According to former F1
team owner Eddie Jordan, Audi
- which will enter the sport in 2026, will be fighting an uphill battle.
Audi will join Formula 1 in 2026 as it will take over the team we know as Sauber/ Stake. The promise is that they will develop their own power units and could, therefore, challenge the best of the teams on the grid, like Red Bull
, or Ferrari
However, the former F1 team owner Eddie Jordan warns it won't be as straightforward as many expect. He said on the Formula for Success podcast:
"Everyone thought that Toyota, with all the money and with all the expertise and everything that they could do, and that Honda had pulled out, so therefore, there was a clear path for them."

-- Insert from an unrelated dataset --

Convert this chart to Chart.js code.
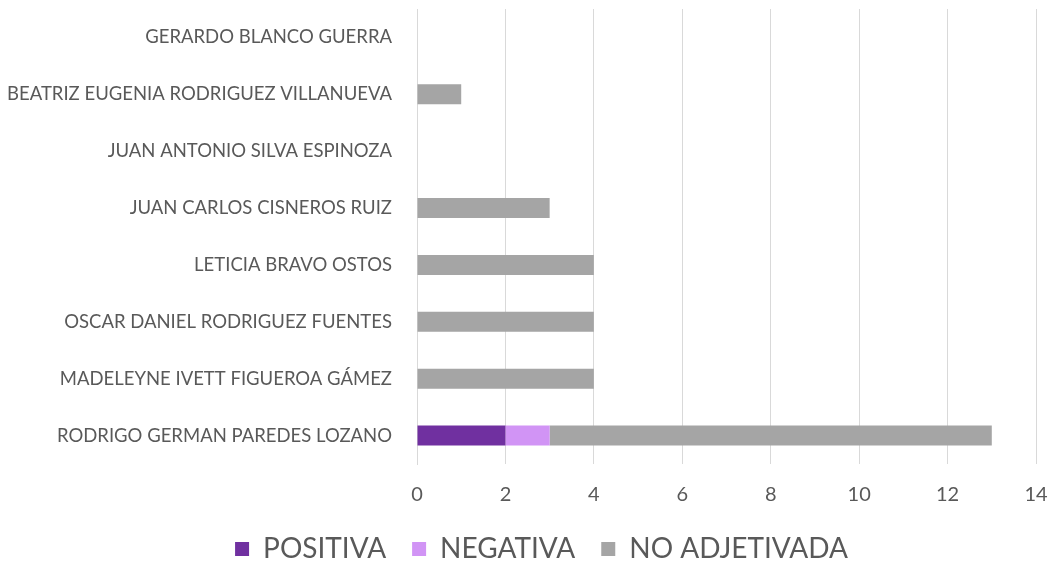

Toyota entered the sport in 2002. As Jordan said, it was a great promise, but the team struggled a lot, and the best result the team could achieve during the following eight seasons was fourth place in the Constructors' Championship.
"They were shocking, miserable. It was a real poor effort that Toyota did in Formula 1, and they scurried well out of it and they haven’t come back. The same, you could say, happened with BMW."
BMW is another major car manufacturing brand that tried its luck in F1. The team partnered with Sauber for four seasons between 2006 and 2009. Though it was more successful than Toyota, it only won a single Grand Prix.
"But I would have thought that BMW and Toyota would come in with a huge bang. So therefore, you’re assuming that Audi are going to come back, just because they’ve won some various things in Le Mans and stuff like that."
Audi has succeeded in other racing series, such as the WRC (World Rally Championship) and the WEC (World Endurance Championship). This suggests that the manufacturer is serious about racing.
On the other hand, Formula 1 is like no other series. Success anywhere doesn't guarantee anything for Audi once it enters F1. Jordan asserted it would be at least five years before the German manufacturer becomes competitive.
"But I don’t care what anyone says, it’s a five-year plan to get Audi to even get close to winning a race, and I don’t care what driver they have in it."
Even the technical director of Sauber, James Key, who plays a major role in the team's transition to Audi lately, tried to temper the expectations, saying the team won't be the "full product" until at least 2027
. Former F1 team owner added:
"There’s a massive learning curve. I learned that, I realised how tough it was and I think that Audi, despite all the money that they’ve got, they have an uphill battle."